KNOW YOUR ENVIRONMENT

It’s common to be over-ambitious about our ability to transform and to adopt big, brave, dramatic goals that just don’t match the environment we are in.

That approach can work in the right place at the right time. “The more a company has the power to shape its environment, the more its goals should be ambitious, broadly scoped, and externally oriented.”

On the other hand, in a known environment, keeping a tight rein on your goals using the SMART guidelines and sticking to what is achievable can be exactly what is needed.

CHANGING TIMES AND TIDES

As your company’s circumstances, experiences and environments develop, keep a close watch on your aims to make sure they are in alignment.

Chinese multinational Alibaba had as its aim in the 1990s to be “an e-commerce company serving China’s small exporting companies.” Then its goal was “the development of an e-commerce ecosystem in China.” It now has the audacious and suitably “fuzzy” goal “to build the future infrastructure of commerce”.

FREEDOM FROM GOALS

Sometimes having no goals at all, at least temporarily, is the best way to progress experimentally. This particularly applies to new businesses in young industries where success can depend on imaginative thinking in a competitive marketplace.

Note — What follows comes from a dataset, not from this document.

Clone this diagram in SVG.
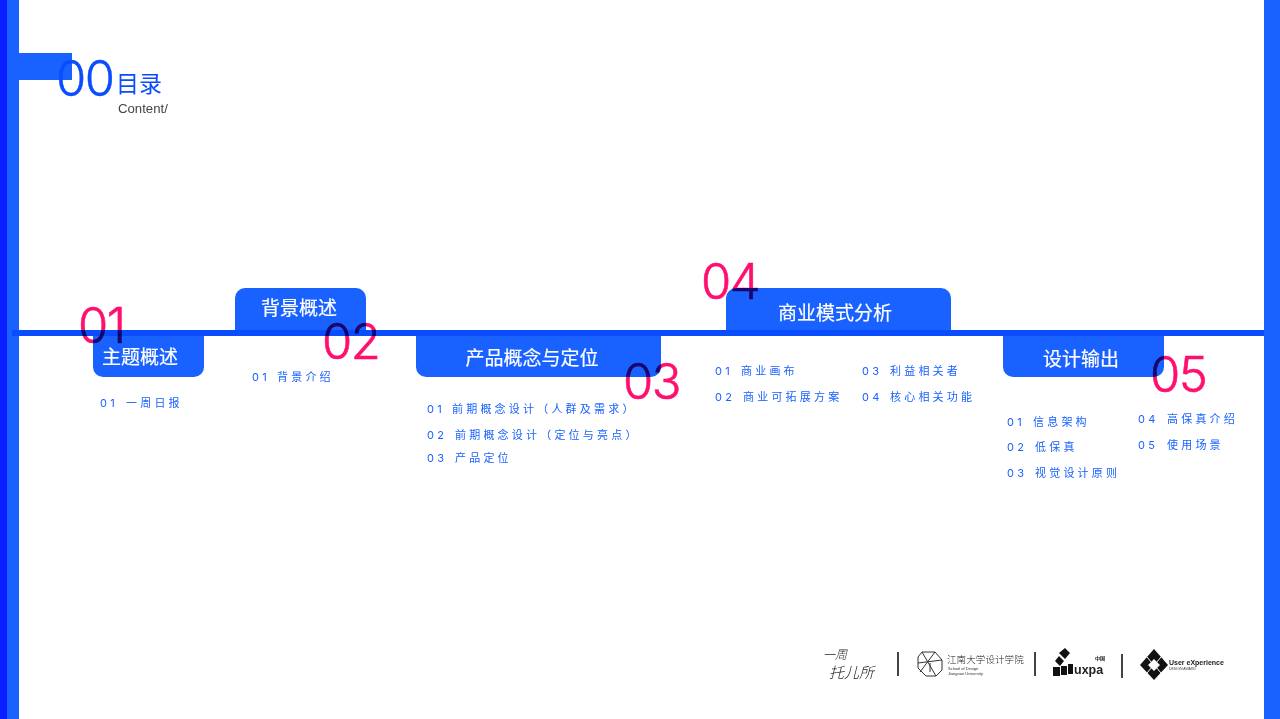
<svg xmlns="http://www.w3.org/2000/svg" width="1280" height="719" viewBox="0 0 1280 719">
<style>
text{font-family:"Noto Sans CJK SC","Liberation Sans",sans-serif}
.box{fill:#1a62ff}
.t{font-size:19px;fill:#fff;text-anchor:middle;font-weight:400;stroke:#fff;stroke-width:.2px}
.i{font-size:11px;fill:#1a62ff;letter-spacing:3.2px;font-family:Inter,"Noto Sans CJK SC",sans-serif}
.n{font-family:Inter,"Liberation Sans",sans-serif;font-weight:300;font-size:49px;letter-spacing:-1.5px;fill:#ff0f6e;stroke:#ff0f6e;stroke-width:.6px;mix-blend-mode:multiply}
.k{fill:#222}
.s{fill:#333}
</style>
<rect width="1280" height="719" fill="#fff"/>
<g id="frame">
<rect x="0" y="0" width="7" height="719" fill="#0a1fff"/>
<rect x="7" y="0" width="12" height="719" fill="#1a62ff"/>
<rect x="1264" y="0" width="16" height="719" fill="#1a62ff"/>
</g>
<g id="heading">
<rect x="19" y="53" width="53" height="27" fill="#1a62ff"/>
<text x="56" y="96" style="font-family:Inter,'Liberation Sans',sans-serif;font-weight:300;font-size:49px;letter-spacing:-1.5px;fill:#0a4dff;stroke:#0a4dff;stroke-width:.4px">00</text>
<text x="116" y="92" style="font-size:23px;fill:#0a4dff">目录</text>
<text x="118" y="113" style="font-family:'Liberation Sans',sans-serif;font-size:13.2px;fill:#444">Content/</text>
</g>
<g id="connectors">
<rect x="12" y="330" width="1252" height="6" fill="#0a4dff"/>
</g>
<g id="node1">
<path class="box" d="M93 336H204V367a10 10 0 0 1-10 10H103a10 10 0 0 1-10-10Z"/>
<text class="t" x="140" y="364">主题概述</text>
<text class="i" x="100" y="407">01<tspan x="126">一周日报</tspan></text>
<text class="n" x="78" y="343">01</text>
</g>
<g id="node2">
<path class="box" d="M235 330V298a10 10 0 0 1 10-10H356a10 10 0 0 1 10 10V330Z"/>
<text class="t" x="299" y="315">背景概述</text>
<text class="i" x="252" y="381">01<tspan x="277">背景介绍</tspan></text>
<text class="n" x="322" y="359">02</text>
</g>
<g id="node3">
<path class="box" d="M416 336H661V367a10 10 0 0 1-10 10H426a10 10 0 0 1-10-10Z"/>
<text class="t" x="532" y="365">产品概念与定位</text>
<text class="i" x="427" y="413">01<tspan x="452">前期概念设计（人群及需求）</tspan></text>
<text class="i" x="427" y="439">02<tspan x="455">前期概念设计（定位与亮点）</tspan></text>
<text class="i" x="427" y="462">03<tspan x="455">产品定位</tspan></text>
<text class="n" x="623" y="399">03</text>
</g>
<g id="node4">
<path class="box" d="M726 330V298a10 10 0 0 1 10-10H941a10 10 0 0 1 10 10V330Z"/>
<text class="t" x="835" y="320">商业模式分析</text>
<text class="i" x="715" y="375">01<tspan x="741">商业画布</tspan></text>
<text class="i" x="715" y="401">02<tspan x="743">商业可拓展方案</tspan></text>
<text class="i" x="862" y="375">03<tspan x="890">利益相关者</tspan></text>
<text class="i" x="862" y="401">04<tspan x="890">核心相关功能</tspan></text>
<text class="n" x="701" y="299">04</text>
</g>
<g id="node5">
<path class="box" d="M1003 336H1164V367a10 10 0 0 1-10 10H1013a10 10 0 0 1-10-10Z"/>
<text class="t" x="1081" y="366">设计输出</text>
<text class="i" x="1007" y="426">01<tspan x="1033">信息架构</tspan></text>
<text class="i" x="1007" y="451">02<tspan x="1035">低保真</tspan></text>
<text class="i" x="1007" y="477">03<tspan x="1035">视觉设计原则</tspan></text>
<text class="i" x="1138" y="423">04<tspan x="1167">高保真介绍</tspan></text>
<text class="i" x="1138" y="449">05<tspan x="1167">使用场景</tspan></text>
<text class="n" x="1150" y="392">05</text>
</g>
<g id="logos">
<text class="k" x="823" y="659" style="font-size:12px;font-weight:300;font-style:italic">一周</text>
<text class="k" x="829" y="678" style="font-size:15px;font-weight:300;font-style:italic">托儿所</text>
<rect x="897" y="652" width="2" height="24" fill="#444"/>
<g fill="none" stroke="#333" stroke-width="1">
<path d="M922 652h13l7 8v10l-6 6h-10l-8-8v-11Z"/>
<path d="M922 652l14 24M935 652l-15 20M918 663l24-3M930 663v9"/>
</g>
<text class="k" x="947" y="663" style="font-size:9.5px;font-weight:300;letter-spacing:.1px">江南大学设计学院</text>
<text class="s" x="948" y="670" style="font-family:'Liberation Sans',sans-serif;font-size:4px">School of Design</text>
<text class="s" x="948" y="675" style="font-family:'Liberation Sans',sans-serif;font-size:4px">Jiangnan University</text>
<rect x="1034" y="652" width="2" height="24" fill="#444"/>
<g fill="#111">
<path d="M1065 648l5 5-5 6-6-6ZM1059 656l5 5-4 5-5-5ZM1053 667h7v9h-7ZM1061 666h6v9h-6ZM1068 664h5v10h-5Z"/>
</g>
<text x="1074" y="674" style="font-family:'Liberation Sans',sans-serif;font-weight:700;font-size:12.5px;fill:#222">uxpa</text>
<text x="1095" y="660" style="font-size:5px;fill:#222;font-weight:700">中国</text>
<rect x="1121" y="654" width="2" height="24" fill="#444"/>
<path fill="#111" fill-rule="evenodd" d="M1154 649L1168 665L1154 680L1140 665ZM1154 659L1148 665L1154 671L1160 665Z"/>
<path stroke="#fff" stroke-width="1" d="M1147 657l5 6M1161 657l-5 6M1147 673l5-6M1161 673l-5-6"/>
<text x="1169" y="665" style="font-family:'Liberation Sans',sans-serif;font-weight:700;font-size:7px;fill:#222">User eXperience</text>
<text x="1169" y="670" style="font-family:'Liberation Sans',sans-serif;font-size:3.5px;fill:#444">DESIGN AWARD</text>
</g>
</svg>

“This is the case when we want to play, explore, and innovate – bypassing constraints rather than being guided by them.”

HOW TO BE MORE FLEXIBLE

Start by pinpointing your company’s current environment. Then review the extent and nature of your present goals and consider what changes could be made.

For example: “If a usefully fuzzy goal is required, use terms that are rich in possible analogies to drive exploration.”

Determining goals within developing environments is a challenge. But being open to ideas beyond established SMART norms can open up exciting new possibilities.